There are no financial payments coming from the FCC. These scams are trying to get your banking information. Never give out banking information over the phone when the person has called you. Even if you believe you need to provide banking information for a valid transfer of funds or payment, do not provide this information unless you initiate the call and can be sure the number is correct.
Another common scam going around is one that attempts to sell insurance coverage. Sadly, the scammers will find any way to try and get you to respond to them and then provide personal information or payments.

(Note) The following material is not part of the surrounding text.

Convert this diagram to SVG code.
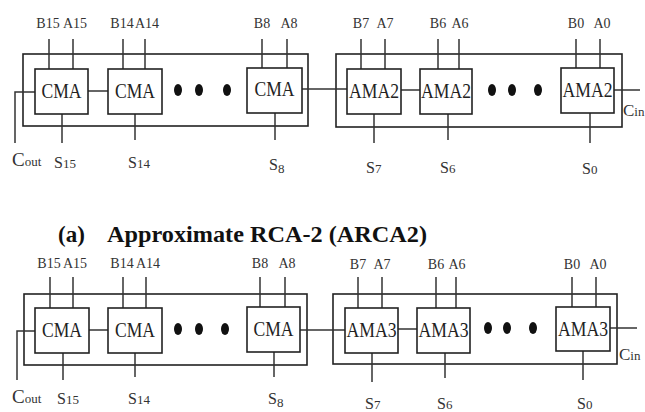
<svg xmlns="http://www.w3.org/2000/svg" width="645" height="412" viewBox="0 0 645 412">
<style>
.box{fill:#fff;stroke:#222;stroke-width:1.6}
.outer{fill:none;stroke:#222;stroke-width:1.6}
.w{fill:none;stroke:#333;stroke-width:1.5}
.dot{fill:#111}
.bt{font-family:"Liberation Serif","Times New Roman",serif;font-size:22px;fill:#222;text-anchor:middle}
.lb{font-family:"Liberation Serif","Times New Roman",serif;font-size:14px;fill:#333;text-anchor:middle}
.sl{font-family:"Liberation Serif","Times New Roman",serif;font-size:16px;fill:#333}
.sub{font-size:13px}
.cap{font-family:"Liberation Serif","Times New Roman",serif;font-size:23px;font-weight:bold;fill:#111}
</style>
<rect width="645" height="412" fill="#fff"/>

<!-- ===== Top diagram (ARCA2) ===== -->
<g id="top-left-block"><rect class="outer" x="23" y="54" width="285" height="72"/></g>
<g id="top-right-block"><rect class="outer" x="336" y="54" width="286" height="73"/></g>

<g id="connectors-top">
  <line class="w" x1="49" y1="39" x2="49" y2="69"/><line class="w" x1="73" y1="39" x2="73" y2="69"/>
  <line class="w" x1="123" y1="39" x2="123" y2="69"/><line class="w" x1="145" y1="39" x2="145" y2="69"/>
  <line class="w" x1="262" y1="39" x2="262" y2="68"/><line class="w" x1="287" y1="39" x2="287" y2="68"/>
  <line class="w" x1="361" y1="39" x2="361" y2="69"/><line class="w" x1="385" y1="39" x2="385" y2="69"/>
  <line class="w" x1="438" y1="39" x2="438" y2="69"/><line class="w" x1="459" y1="39" x2="459" y2="69"/>
  <line class="w" x1="576" y1="39" x2="576" y2="68"/><line class="w" x1="600" y1="39" x2="600" y2="68"/>
  <line class="w" x1="62" y1="114" x2="62" y2="143"/>
  <line class="w" x1="135" y1="114" x2="135" y2="140"/>
  <line class="w" x1="275" y1="113" x2="275" y2="140"/>
  <line class="w" x1="374" y1="114" x2="374" y2="143"/>
  <line class="w" x1="448" y1="114" x2="448" y2="140"/>
  <line class="w" x1="590" y1="113" x2="590" y2="143"/>
  <path class="w" d="M35,92 H15 V143"/>
  <line class="w" x1="88" y1="91" x2="108" y2="91"/>
  <line class="w" x1="302" y1="89" x2="347" y2="89"/>
  <line class="w" x1="401" y1="90" x2="420" y2="90"/>
  <line class="w" x1="614" y1="90" x2="640" y2="90"/>
</g>

<g id="t-cma15"><rect class="box" x="35" y="69" width="53" height="45"/><text class="bt" x="61.5" y="98" textLength="40" lengthAdjust="spacingAndGlyphs">CMA</text></g>
<g id="t-cma14"><rect class="box" x="108" y="69" width="54" height="45"/><text class="bt" x="135" y="98" textLength="40" lengthAdjust="spacingAndGlyphs">CMA</text></g>
<g id="t-cma8"><rect class="box" x="247" y="68" width="55" height="45"/><text class="bt" x="274.5" y="96" textLength="40" lengthAdjust="spacingAndGlyphs">CMA</text></g>
<g id="t-ama7"><rect class="box" x="347" y="69" width="54" height="45"/><text class="bt" x="374" y="98" textLength="50" lengthAdjust="spacingAndGlyphs">AMA2</text></g>
<g id="t-ama6"><rect class="box" x="420" y="69" width="52" height="45"/><text class="bt" x="446" y="98" textLength="50" lengthAdjust="spacingAndGlyphs">AMA2</text></g>
<g id="t-ama0"><rect class="box" x="561" y="68" width="53" height="45"/><text class="bt" x="587.5" y="97" textLength="50" lengthAdjust="spacingAndGlyphs">AMA2</text></g>

<g id="t-dots">
  <ellipse class="dot" cx="178" cy="90" rx="4" ry="6"/><ellipse class="dot" cx="199" cy="90" rx="4" ry="6"/><ellipse class="dot" cx="227" cy="90" rx="4" ry="6"/>
  <ellipse class="dot" cx="492" cy="90" rx="4" ry="6"/><ellipse class="dot" cx="512" cy="90" rx="4" ry="6"/><ellipse class="dot" cx="538" cy="90" rx="4" ry="6"/>
</g>

<g id="t-labels">
  <text class="lb" x="48" y="28">B15</text><text class="lb" x="75" y="28">A15</text>
  <text class="lb" x="122" y="28">B14</text><text class="lb" x="147" y="28">A14</text>
  <text class="lb" x="262" y="28">B8</text><text class="lb" x="289" y="28">A8</text>
  <text class="lb" x="361" y="28">B7</text><text class="lb" x="385" y="28">A7</text>
  <text class="lb" x="438" y="28">B6</text><text class="lb" x="460" y="28">A6</text>
  <text class="lb" x="576" y="28">B0</text><text class="lb" x="602" y="28">A0</text>
  <text class="sl" x="12" y="166" style="font-size:19px">C<tspan class="sub">out</tspan></text>
  <text class="sl" x="54" y="168">S<tspan class="sub">15</tspan></text>
  <text class="sl" x="128" y="168">S<tspan class="sub">14</tspan></text>
  <text class="sl" x="269" y="170">S<tspan class="sub" dy="3">8</tspan></text>
  <text class="sl" x="366" y="173">S<tspan class="sub">7</tspan></text>
  <text class="sl" x="440" y="173">S<tspan class="sub">6</tspan></text>
  <text class="sl" x="582" y="174">S<tspan class="sub">0</tspan></text>
  <text class="sl" x="623" y="116" style="font-size:17px">C<tspan class="sub">in</tspan></text>
</g>

<!-- caption -->
<g id="caption">
  <text class="cap" x="58" y="242">(a)</text>
  <text class="cap" x="107" y="242" textLength="320" lengthAdjust="spacingAndGlyphs">Approximate RCA-2 (ARCA2)</text>
</g>

<!-- ===== Bottom diagram (ARCA3) ===== -->
<g id="bottom-left-block"><rect class="outer" x="24" y="294" width="283" height="71"/></g>
<g id="bottom-right-block"><rect class="outer" x="333" y="294" width="284" height="70"/></g>

<g id="connectors-bottom">
  <line class="w" x1="50" y1="277" x2="50" y2="308"/><line class="w" x1="73" y1="277" x2="73" y2="308"/>
  <line class="w" x1="123" y1="277" x2="123" y2="308"/><line class="w" x1="146" y1="277" x2="146" y2="308"/>
  <line class="w" x1="260" y1="277" x2="260" y2="307"/><line class="w" x1="285" y1="277" x2="285" y2="307"/>
  <line class="w" x1="358" y1="277" x2="358" y2="308"/><line class="w" x1="382" y1="277" x2="382" y2="308"/>
  <line class="w" x1="436" y1="277" x2="436" y2="308"/><line class="w" x1="456" y1="277" x2="456" y2="308"/>
  <line class="w" x1="572" y1="277" x2="572" y2="307"/><line class="w" x1="596" y1="277" x2="596" y2="307"/>
  <line class="w" x1="63" y1="353" x2="63" y2="380"/>
  <line class="w" x1="135" y1="353" x2="135" y2="377"/>
  <line class="w" x1="274" y1="352" x2="274" y2="377"/>
  <line class="w" x1="372" y1="353" x2="372" y2="382"/>
  <line class="w" x1="445" y1="353" x2="445" y2="378"/>
  <line class="w" x1="583" y1="351" x2="583" y2="380"/>
  <path class="w" d="M35,331 H17 V380"/>
  <line class="w" x1="89" y1="330" x2="108" y2="330"/>
  <line class="w" x1="300" y1="330" x2="345" y2="330"/>
  <line class="w" x1="398" y1="329" x2="417" y2="329"/>
  <line class="w" x1="610" y1="328" x2="637" y2="328"/>
</g>

<g id="b-cma15"><rect class="box" x="35" y="308" width="54" height="45"/><text class="bt" x="62" y="337" textLength="40" lengthAdjust="spacingAndGlyphs">CMA</text></g>
<g id="b-cma14"><rect class="box" x="108" y="308" width="54" height="45"/><text class="bt" x="135" y="337" textLength="40" lengthAdjust="spacingAndGlyphs">CMA</text></g>
<g id="b-cma8"><rect class="box" x="247" y="307" width="53" height="45"/><text class="bt" x="273.5" y="336" textLength="40" lengthAdjust="spacingAndGlyphs">CMA</text></g>
<g id="b-ama7"><rect class="box" x="345" y="308" width="53" height="45"/><text class="bt" x="371.5" y="337" textLength="50" lengthAdjust="spacingAndGlyphs">AMA3</text></g>
<g id="b-ama6"><rect class="box" x="417" y="308" width="53" height="45"/><text class="bt" x="443.5" y="337" textLength="50" lengthAdjust="spacingAndGlyphs">AMA3</text></g>
<g id="b-ama0"><rect class="box" x="556" y="307" width="54" height="44"/><text class="bt" x="583" y="336" textLength="50" lengthAdjust="spacingAndGlyphs">AMA3</text></g>

<g id="b-dots">
  <ellipse class="dot" cx="178" cy="329" rx="4" ry="6"/><ellipse class="dot" cx="199" cy="329" rx="4" ry="6"/><ellipse class="dot" cx="225" cy="329" rx="4" ry="6"/>
  <ellipse class="dot" cx="488" cy="328" rx="4" ry="6"/><ellipse class="dot" cx="507" cy="328" rx="4" ry="6"/><ellipse class="dot" cx="533" cy="328" rx="4" ry="6"/>
</g>

<g id="b-labels">
  <text class="lb" x="49" y="268">B15</text><text class="lb" x="75" y="268">A15</text>
  <text class="lb" x="122" y="268">B14</text><text class="lb" x="148" y="268">A14</text>
  <text class="lb" x="260" y="268">B8</text><text class="lb" x="287" y="268">A8</text>
  <text class="lb" x="358" y="269">B7</text><text class="lb" x="382" y="269">A7</text>
  <text class="lb" x="436" y="269">B6</text><text class="lb" x="457" y="269">A6</text>
  <text class="lb" x="572" y="269">B0</text><text class="lb" x="598" y="269">A0</text>
  <text class="sl" x="12" y="403" style="font-size:19px">C<tspan class="sub">out</tspan></text>
  <text class="sl" x="57" y="404">S<tspan class="sub">15</tspan></text>
  <text class="sl" x="128" y="404">S<tspan class="sub">14</tspan></text>
  <text class="sl" x="268" y="404">S<tspan class="sub" dy="3">8</tspan></text>
  <text class="sl" x="365" y="409">S<tspan class="sub">7</tspan></text>
  <text class="sl" x="437" y="409">S<tspan class="sub">6</tspan></text>
  <text class="sl" x="577" y="409">S<tspan class="sub">0</tspan></text>
  <text class="sl" x="619" y="360" style="font-size:17px">C<tspan class="sub">in</tspan></text>
</g>
</svg>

As with any scams there are some basic things you can do to protect yourself. Do not respond to any calls or text messages. Scammers can sometimes manipulate the caller ID so the number may even seem valid or close to a real number you are familiar with. If the call is from a company that you know is real, then look up that company’s phone number and call it yourself directly. That way you know you are talking to the right company and not a scammer pretending to be from that company.
Do not click on any links inside of emails or text messages. If someone you know sent you a link that looks suspicious call that person and verify that they sent the link to you. Even then, it is not safe to open links people may send via text or email. Your own friends and family may unwittingly be forwarding something that is a scam.
This type of vigilance to avoid scams is always important. But now more than ever it is easier to let our guard down when we are scared and perhaps alone more than before. Let this be a good reminder to be careful and thoughtful about responding to anyone reaching out to you via phone, text or email.
It can feel worrisome to know that there are scammers trying to seek out vulnerable people during this difficult time. Know that you are safe, and these attempts at scams can be avoided. They generally send them to a lot of phone numbers and emails and are not targeting you individually. By following the safety tips provided you can protect yourself from financial harm.